Comando Donosti
«El donostiarra popular se convirtió en un icono para sus vecinos, exponiendo su falta de remilgos para atacar con contundencia la barbaridad a la que estaban expuestas su Comunidad Autónoma y su ciudad»
El madrileño Palacio de Cibeles acoge hasta el 10 de enero la exposición Gregorio Ordóñez, la vida posible, por la que me he pasado en un par de ocasiones y no descarto hacerlo una tercera. Resultan estrechas dos horas para leer todos los archivos, cartas y anotaciones, así como para observar con detenimiento imágenes, carteles e informaciones que muestra el espacio.
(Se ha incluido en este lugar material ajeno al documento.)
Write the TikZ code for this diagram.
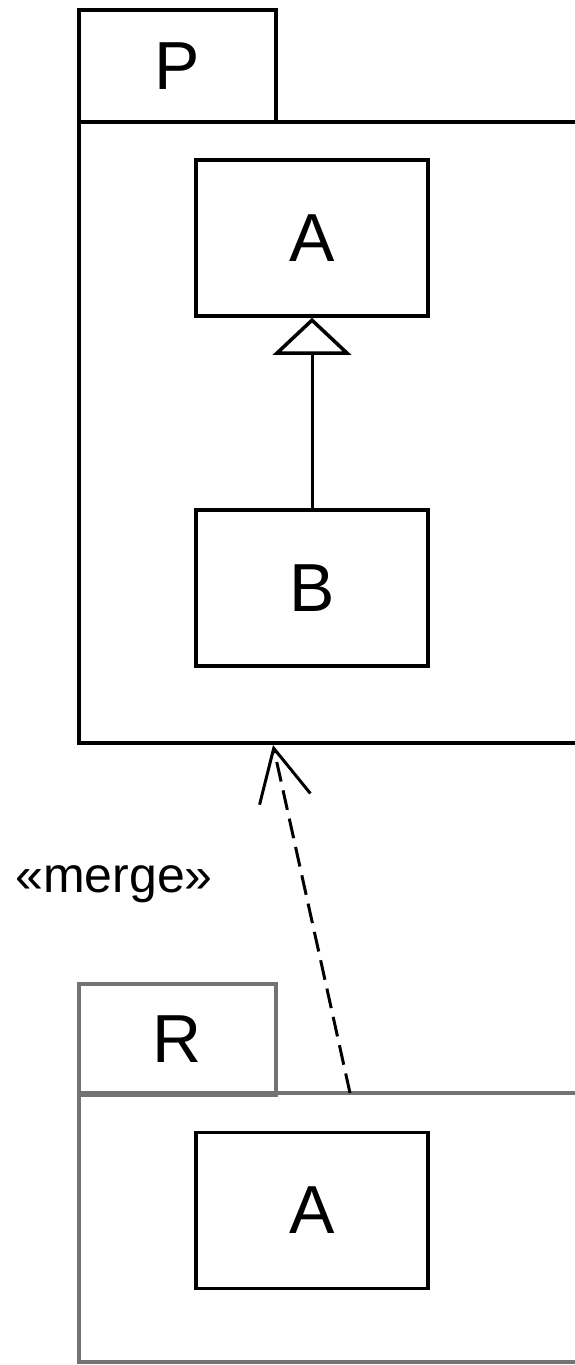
\documentclass[tikz,border=0pt]{standalone}
\usepackage{fontspec}
\setmainfont{Liberation Sans}
\usetikzlibrary{arrows.meta}
\begin{document}
\begin{tikzpicture}[x=1pt,y=-1pt,
  pkgblack/.style={draw=black,line width=3.5pt,rectangle,inner sep=0pt},
  pkggray/.style={draw=black!55,line width=4pt,rectangle,inner sep=0pt},
  cls/.style={draw=black,line width=3.5pt,rectangle,inner sep=0pt,minimum width=232pt,minimum height=156pt,font=\fontsize{68}{80}\selectfont},
  big/.style={font=\fontsize{68}{80}\selectfont},
  conn/.style={line width=3pt}]
\useasboundingbox (0,0) rectangle (575,1365);
\clip (0,0) rectangle (575,1365);
\fill[white] (0,0) rectangle (575,1365);
% package P
\node[pkgblack,big,minimum width=197pt,minimum height=112pt] (Ptab) at (177.5,66) {P};
\node[pkgblack,minimum width=521pt,minimum height=621pt] (Pbody) at (339.5,432.5) {};
\node[cls] (A1) at (312,238) {A};
\node[cls] (B) at (312,588) {B};
\draw[conn,-{Triangle[open,length=37pt,width=78pt,line width=3.5pt]}] (B.north) -- (A1.south);
% package R
\node[pkggray,big,minimum width=197pt,minimum height=111pt] (Rtab) at (177.5,1039) {R};
\node[pkggray,minimum width=521pt,minimum height=269pt] (Rbody) at (339.5,1227.5) {};
\node[cls] (A2) at (312,1210.5) {A};
% merge dependency
\coordinate (ms) at (350,1093);
\coordinate (me) at (273,745);
\draw[conn,dash pattern=on 20pt off 9pt,-{Straight Barb[length=52pt,width=52pt,line width=3pt]}] (ms) -- (me);
\node[font=\fontsize{50}{60}\selectfont] (mlabel) at (114,884) {«merge»};
\end{tikzpicture}
\end{document}
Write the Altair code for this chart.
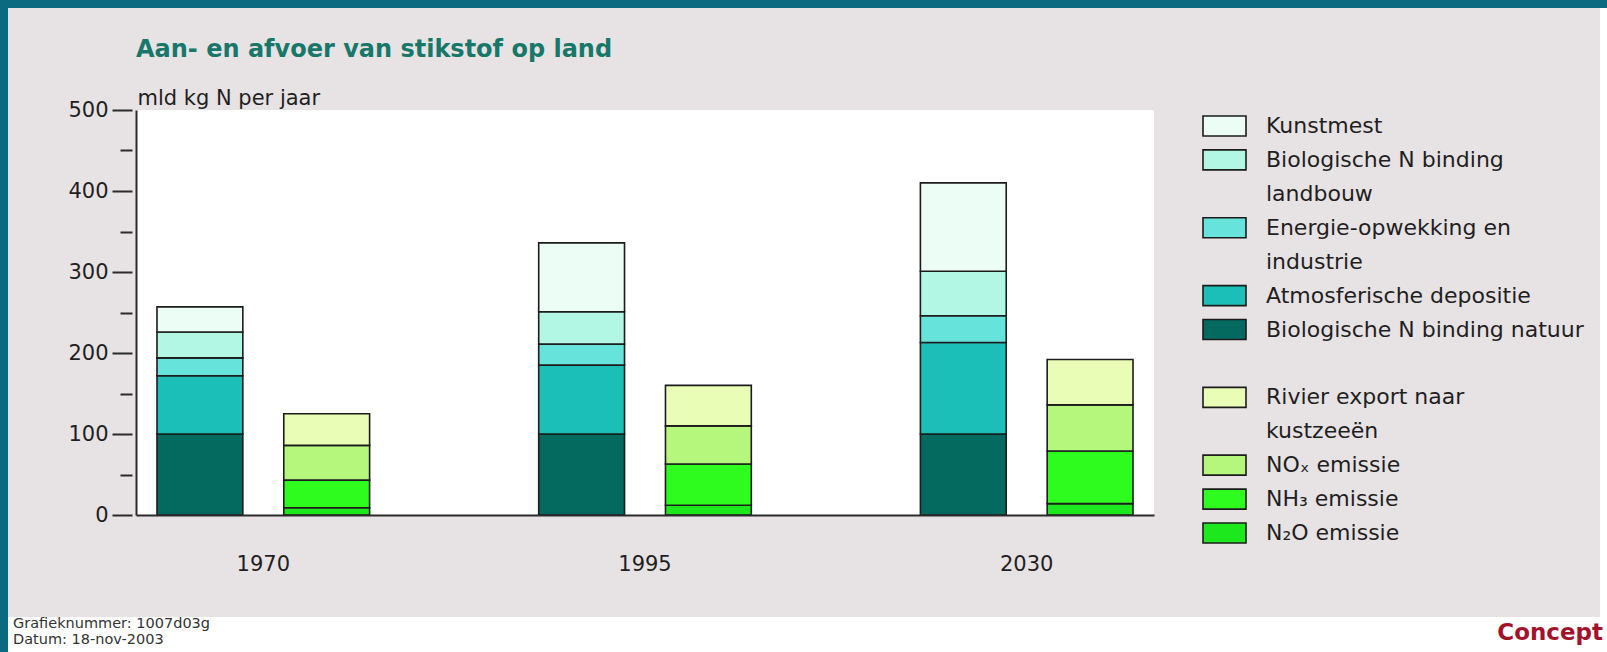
import altair as alt
import pandas as pd

# ---------------- data ----------------
YEARS = ["1970", "1995", "2030"]
SIDES = ["aanvoer", "afvoer"]

# supply (aanvoer), stacked bottom -> top
SUPPLY_CATEGORIES = [
    "Biologische N binding natuur",
    "Atmosferische depositie",
    "Energie-opwekking en industrie",
    "Biologische N binding landbouw",
    "Kunstmest",
]
NATUUR = [100, 100, 100]
DEPOSITIE = [72, 85, 113]
ENERGIE = [22, 26, 33]
LANDBOUW = [32, 40, 55]
KUNSTMEST = [31, 85, 109]

# removal (afvoer), stacked bottom -> top
REMOVAL_CATEGORIES = [
    "N₂O emissie",
    "NH₃ emissie",
    "NOₓ emissie",
    "Rivier export naar kustzeeën",
]
N2O = [9, 12, 14]
NH3 = [34, 51, 65]
NOX = [43, 47, 57]
RIVIER = [39, 50, 56]

SUPPLY_COLORS = ["#04695f", "#1bbfb8", "#66e3da", "#b2f7e3", "#ebfdf4"]
REMOVAL_COLORS = ["#1de81d", "#2efc1e", "#b4f77c", "#eafdb6"]

LEGEND_WRAP = {
    "Biologische N binding landbouw": ["Biologische N binding", "landbouw"],
    "Energie-opwekking en industrie": ["Energie-opwekking en", "industrie"],
    "Rivier export naar kustzeeën": ["Rivier export naar", "kustzeeën"],
}

Y_TICKS = [0, 100, 200, 300, 400, 500]
Y_MINOR = [50, 150, 250, 350, 450]

TITLE = "Aan- en afvoer van stikstof op land"
Y_TITLE = "mld kg N per jaar"
FOOTER = ["Grafieknummer: 1007d03g", "Datum: 18-nov-2003"]
STAMP = "Concept"

# ---------------- styling ----------------
FONT = "DejaVu Sans"
TEAL = "#0b6a80"
GREY = "#e7e2e4"
TITLE_COLOR = "#17786a"
TXT = "#1f1f1f"
AX = "#2b2b2b"
EDGE = "#1c1c1c"

W, H = 1018, 405
PAD = {"left": 136, "top": 110, "right": 453, "bottom": 137}

# ---------------- tables ----------------
rows = []
for k, (cat, vals) in enumerate(zip(SUPPLY_CATEGORIES, [NATUUR, DEPOSITIE, ENERGIE, LANDBOUW, KUNSTMEST])):
    for yr, v in zip(YEARS, vals):
        rows.append(dict(year=yr, side=SIDES[0], category=cat, value=v, order=k))
for k, (cat, vals) in enumerate(zip(REMOVAL_CATEGORIES, [N2O, NH3, NOX, RIVIER])):
    for yr, v in zip(YEARS, vals):
        rows.append(dict(year=yr, side=SIDES[1], category=cat, value=v, order=k))
bars_df = pd.DataFrame(rows)

legend_rows = []
line = 0
for g, group in enumerate([SUPPLY_CATEGORIES[::-1], REMOVAL_CATEGORIES[::-1]]):
    if g:
        line += 1  # blank line between the two groups
    for cat in group:
        for j, t in enumerate(LEGEND_WRAP.get(cat, [cat])):
            legend_rows.append(dict(category=cat, text=t, line=line, first=(j == 0)))
            line += 1
legend_df = pd.DataFrame(legend_rows)
n_lines = line - 1

# ---------------- scales / axes ----------------
color_scale = alt.Scale(domain=SUPPLY_CATEGORIES + REMOVAL_CATEGORIES,
                        range=SUPPLY_COLORS + REMOVAL_COLORS)
y_scale = alt.Scale(domain=[0, 500], nice=False)
legend_y = alt.Scale(domain=[0, n_lines], range=[16, 423], nice=False, zero=False)

x_axis = alt.Axis(orient="bottom", domain=True, domainWidth=2, domainColor=AX,
                  ticks=False, grid=False, labelAngle=0, labelFont=FONT,
                  labelFontSize=21, labelColor=TXT, labelPadding=38, zindex=1)
major_axis = alt.Axis(orient="left", values=Y_TICKS, tickSize=20, tickWidth=2,
                      tickColor=AX, domain=False, grid=False, offset=4,
                      labelFont=FONT, labelFontSize=21, labelColor=TXT,
                      labelPadding=4, title=Y_TITLE, titleAngle=0,
                      titleAlign="left", titleBaseline="alphabetic",
                      titleX=5, titleY=-6, titleFont=FONT, titleFontSize=21,
                      titleFontWeight="normal", titleColor=TXT, zindex=1)
minor_axis = alt.Axis(orient="left", values=Y_MINOR, tickSize=12, tickWidth=2,
                      tickColor=AX, domain=False, grid=False, offset=4,
                      labels=False, title=None, zindex=1)
domain_axis = alt.Axis(orient="left", domain=True, domainWidth=2, domainColor=AX,
                       ticks=False, labels=False, grid=False, offset=0, title=None,
                       zindex=1)

# ---------------- decorations ----------------
one = alt.Data(values=[{"k": 0}])


def box(x1, x2, y1, y2, color):
    return alt.Chart(one).mark_rect(color=color).encode(
        x=alt.value(x1), x2=alt.value(x2), y=alt.value(y1), y2=alt.value(y2))


bg_white = box(-128, 1471, -102, 542, "#ffffff")
bg_grey = box(-128, 1464, -102, 507, GREY)
plot_bg = box(0, W, 0, H, "#ffffff")

# ---------------- bars ----------------
base = alt.Chart(bars_df)
bars = base.transform_stack(
    stack="value", as_=["y0", "y1"], groupby=["year", "side"],
    sort=[alt.SortField("order", order="ascending")],
).mark_bar(stroke=EDGE, strokeWidth=1.6, opacity=1).encode(
    x=alt.X("year:N", title=None,
            scale=alt.Scale(domain=YEARS, paddingInner=0.443, paddingOuter=0.055),
            axis=x_axis),
    xOffset=alt.XOffset("side:N",
                        scale=alt.Scale(domain=SIDES, paddingInner=0.323, paddingOuter=0)),
    y=alt.Y("y0:Q", scale=y_scale, axis=major_axis),
    y2="y1:Q",
    color=alt.Color("category:N", scale=color_scale, legend=None),
    tooltip=["year:N", "category:N", "value:Q"],
)
minor = base.mark_point(opacity=0).encode(
    y=alt.Y("value:Q", scale=y_scale, axis=minor_axis))
ydom = base.mark_point(opacity=0).encode(
    y=alt.Y("value:Q", scale=y_scale, axis=domain_axis))

bars_group = alt.layer(bars, minor, ydom).resolve_axis(y="independent")

# ---------------- legend ----------------
SWATCH = "M-1,-0.465L1,-0.465L1,0.465L-1,0.465Z"
legend_sym = alt.Chart(legend_df).transform_filter("datum.first").mark_point(
    shape=SWATCH, size=1849, filled=True, stroke=EDGE, strokeWidth=1.6, opacity=1
).encode(
    x=alt.value(1088.5),
    y=alt.Y("line:Q", scale=legend_y, axis=None),
    color=alt.Color("category:N", scale=color_scale, legend=None),
)
legend_txt = alt.Chart(legend_df).mark_text(
    align="left", baseline="middle", font=FONT, fontSize=22, color=TXT
).encode(
    x=alt.value(1130),
    y=alt.Y("line:Q", scale=legend_y, axis=None),
    text="text:N",
)
legend_group = alt.layer(legend_sym, legend_txt)

# ---------------- footer ----------------
foot1 = alt.Chart(one).mark_text(align="left", baseline="middle", font=FONT,
                                 fontSize=14.5, color="#333333").encode(
    x=alt.value(-123), y=alt.value(514), text=alt.value(FOOTER[0]))
foot2 = alt.Chart(one).mark_text(align="left", baseline="middle", font=FONT,
                                 fontSize=14.5, color="#333333").encode(
    x=alt.value(-123), y=alt.value(530), text=alt.value(FOOTER[1]))
stamp = alt.Chart(one).mark_text(align="right", baseline="middle", font=FONT,
                                 fontSize=23, fontWeight="bold", color="#a3122a").encode(
    x=alt.value(1467), y=alt.value(523), text=alt.value(STAMP))

chart = alt.layer(
    bg_white, bg_grey, plot_bg, bars_group, legend_group, foot1, foot2, stamp
).resolve_scale(y="independent").properties(
    width=W, height=H, padding=PAD,
    autosize=alt.AutoSizeParams(type="none"),
    background=TEAL,
    title=alt.TitleParams(text=TITLE, anchor="start", frame="group", font=FONT,
                          fontWeight="bold", fontSize=24, color=TITLE_COLOR,
                          offset=-54),
).configure_view(stroke=None)

chart.save("out.html", embed_options={"renderer": "svg", "actions": False})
Una de las cosas que sin duda más me impactó fue la imagen que retrataba a un Ordóñez sonriente, al lado de una seria Begoña Arrondo -portavoz del grupo parlamentario de Herri Batasuna (HB)-. Se celebraba un pleno en el Parlamento Vasco, poco antes de que el popular fuera asesinado y un año antes de que la abertzale acabara en prisión. No les separaba ni medio metro de distancia en los sillones del órgano representativo de los vascos, el cual soportaba soliloquios sobre convivencia mientras las balas atravesaban nucas y las bombas hacían volar personas por los aires de Euskadi y el resto de España.
Ordóñez se metió en política por dos motivos, tal y como constan en nuestra memoria sus palabras: “Porque quiero mucho a mi tierra y no quiero verla doblegada por el yugo de los pistoleros de ETA, y porque no me da la gana la forma de actuar del pistolero verbal Arzalluz” -el mismo que aconsejó a los vascos tomarse un Valium, si no podían soportar el terror que ETA implantaba en su tierra-. El donostiarra popular se convirtió en un icono para sus vecinos, exponiendo su falta de remilgos para atacar con contundencia la barbaridad a la que estaban expuestas su Comunidad Autónoma y su ciudad. Se negó a llevar escolta para promulgar lo que él más defendía: la cercanía del político al ciudadano. Sus puertas del despacho del Ayuntamiento de Donostia-San Sebastián siempre estaban abiertas, pues su principal objetivo fue el de solucionar los problemas de la gente, al mismo tiempo que intentaba poner todas las barreras posibles al terrorismo y su brazo político en las instituciones. Goyo llamaba públicamente “basura” a HB, sin necesidad de arremangarse.
Su valentía y capacidad de liderazgo se ganó la confianza y el respeto de la gente, así como la capacidad de lograr unos votos que su formación política nunca hubiera imaginado. Sin embargo, nunca pudo recibir esos votos, pues, por el simple hecho de ser él mismo, unos fascistas consideraron que era un enemigo a abatir y acabar con su vida. El 23 de enero de 1995, Ordóñez comía en La Cepa acompañado de los dos secretarios del grupo del PP, María San Gil y Enrique Villar, y una funcionaria del Ayuntamiento. El postre fue la llegada de un hombre tembloroso y mojado por la lluvia -pero no por la vergüenza-, que amarró el arma que introduciría una bala en la cabeza del concejal, acabando con sus latidos del corazón casi en el acto. Los corazones de muchos donostiarras se pararon también al conocer la noticia. Pero no así los de aquellos militantes de HB.
Todos los concejales del Ayuntamiento acompañaron al féretro de Goyo. Excepto los de HB. Todos los partidos se unieron a la convocatoria de un paro de cinco minutos. HB se excluyó. Todos los diputados del Parlamento Vasco acudieron al pleno extraordinario para homenajearle. Los de HB se ausentaron. Incluida Begoña Arrondo, quien posaba su culo al lado del de Goyo, en los días de sesiones. Es una ironía de la vida muy complicada de digerir. Como lo es también que lo único que les unía a ambos políticos era una palabra compuesta: Comando Donosti. HB eligió como candidata electoral a Arrondo, mientras esta cumplía prisión preventiva a la espera de juicio, por haber colaborado con uno de los Comandos Donosti. A Goyo lo mató un miembro de un Comando Donosti que volvió a resurgir, tras el desmantelamiento del anterior.
Pero, hay algo más irónico aún. Al donostiarra lo echaron del mundo en 1995 y ese mismo año, en septiembre, la abertzale entra en prisión gracias al juicio que dictaminó el Tribunal Superior del País Vasco. Para entonces, Goyo ya no estaba y el hueco que dejó Arrondo lo ocupó el hoy “hombre de paz” Arnaldo Otegi. La foto de la exposición bien se podría comparar con una imagen mental, en la que Otegi se sienta con una expresión de victoria al lado de un escaño vacío.